No matter the flop, the middle position (MP) player will ALWAYS have an equity advantage on you. Some flops, like 4-5-6 monotone, MP still has a 51% range advantage, but that is the best-case scenario for the BB. Even though the BB can have 8-7 offsuit, 2-3 suited, 6-5 offsuit, 5-4 offsuit etc, they are still at an equity disadvantage. Equity allows you to bet, plain and simple.
There are different nuances of equity such as how it is distributed or nut advantage, but in general the more equity the more you bet. From the BB, it is almost never correct to lead into the pre-flop raiser because the BB is always at an equity disadvantage on the flop. Thus, it is always better to check to the in-position player’s stronger range, who will bet then re-evaluate the correct response.
The Potential Strength Of The Donk Bet
There is a time in the hand that donk betting becomes a very strong strategy. Let’s take that same MP 20% range and the 60% range (minus A-A through Q-Q and A-K that three-bet) in a hand. The flop comes A♦-8♣-5♦, the BB checks and MP bets 1/3 pot, BB calls. The turn is now the 4♦, this is a very dynamic turn as both the straight and flush draw have completed.
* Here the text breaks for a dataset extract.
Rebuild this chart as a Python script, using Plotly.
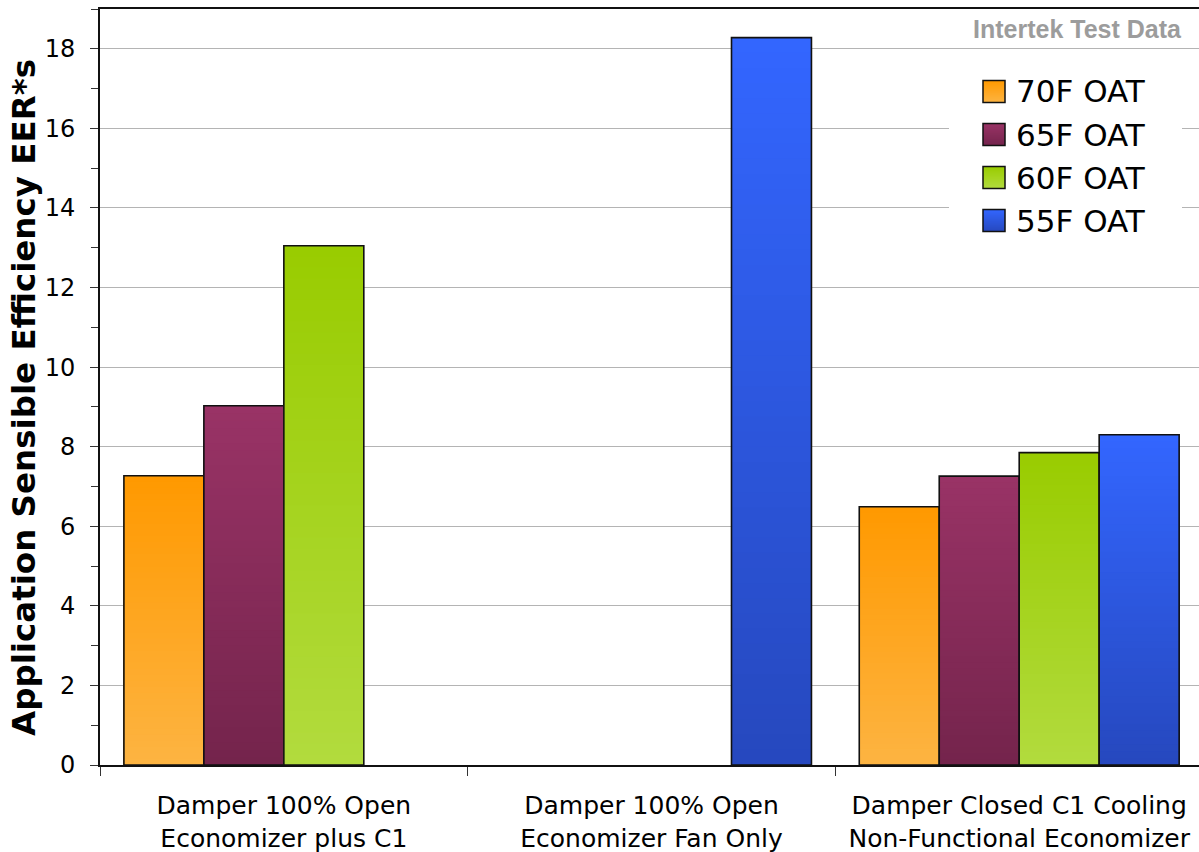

Let’s consider MP’s pre-flop range:
Now, let’s consider the BB’s pre-flop range:
The key difference in these two ranges is the amount of flushes that the BB has. He has every single suited combination in his range for a possible flush, and also has 7-6 offsuit that the MP player does not have. The most common flush the MP player has is the ace-high flush, but with the A♦ on the board, that is impossible. So, the BB has a major flush advantage and also a straight advantage.
Now let’s take into consideration the flop action. On a A♦-8♣-5♦ flop, MP should be betting 100% of his range versus the BB due to his equity advantage. He has all the Broadway combo hands, 99-KK etc. The reason he bets 100% is the BB has mostly nothing on this board. Now, when the BB folds all of his nothing on the flop, he is left with something all the time on the turn. In other words, the BB has an equity advantage on this turn now, and thus should bet A LOT. In summary, when a turn or river card changes the composition of the board, donk betting can be considered a viable strategy, especially when that card benefits the BB range more than the MP range.
Finally, we will look at exploits versus weak players. So far, we have only discussed donk betting as an equilibrium strategy. These strategies are based on maximizing your EV with your entire range, not a specific hand. For example, same set up MP vs BB with the flop being 8-5-3 rainbow. A hand such as 8-7 might prefer to bet because it can gain value and needs protection from over cards. However, our whole range wants to check this board. The reason is if we start betting all of our 8-7 and 9-8 type hands, our checking range becomes extremely weak and we will get punished. We sacrifice the desire to bet 87 to protect and enhance the EV of other hands in our range, making us indifferent between betting and checking.
Against very weak opponents, we can ignore balancing our range and begin to play exploitative. For example, if we know our opponent will never raise our donk lead with a hand like T-9, J-T or other weak two over card holdings, donk leading becomes attractive. Getting a hand like A-9 offsuit to fold right away if it was going to just check behind is beneficial. If we know our opponent will always check with a non-pair with two over cards in-position, we should not allow him the free card and donk lead to deny equity and gain protection. In summary, you should have a reason to donk lead, and that reason should be an error in your opponent’s strategy you have picked up. Exploit the leak and maximize your EV more.
Conclusion: Utilizing The Donk Lead
The donk lead should never be used on the flop unless there is a specific exploitable reason to do so. On board changing turn cards (flush and straight completers and board pairing cards), the BB can use donk leading as a powerful strategy. Whenever the turn or river is a “brick”, donk leading should never be used as equities do not change. Equity is the back bone of your strategy, learn to think about how ranges interact with the board and how big of an equity advantage a range has. Study, execute, and donk your way to profits.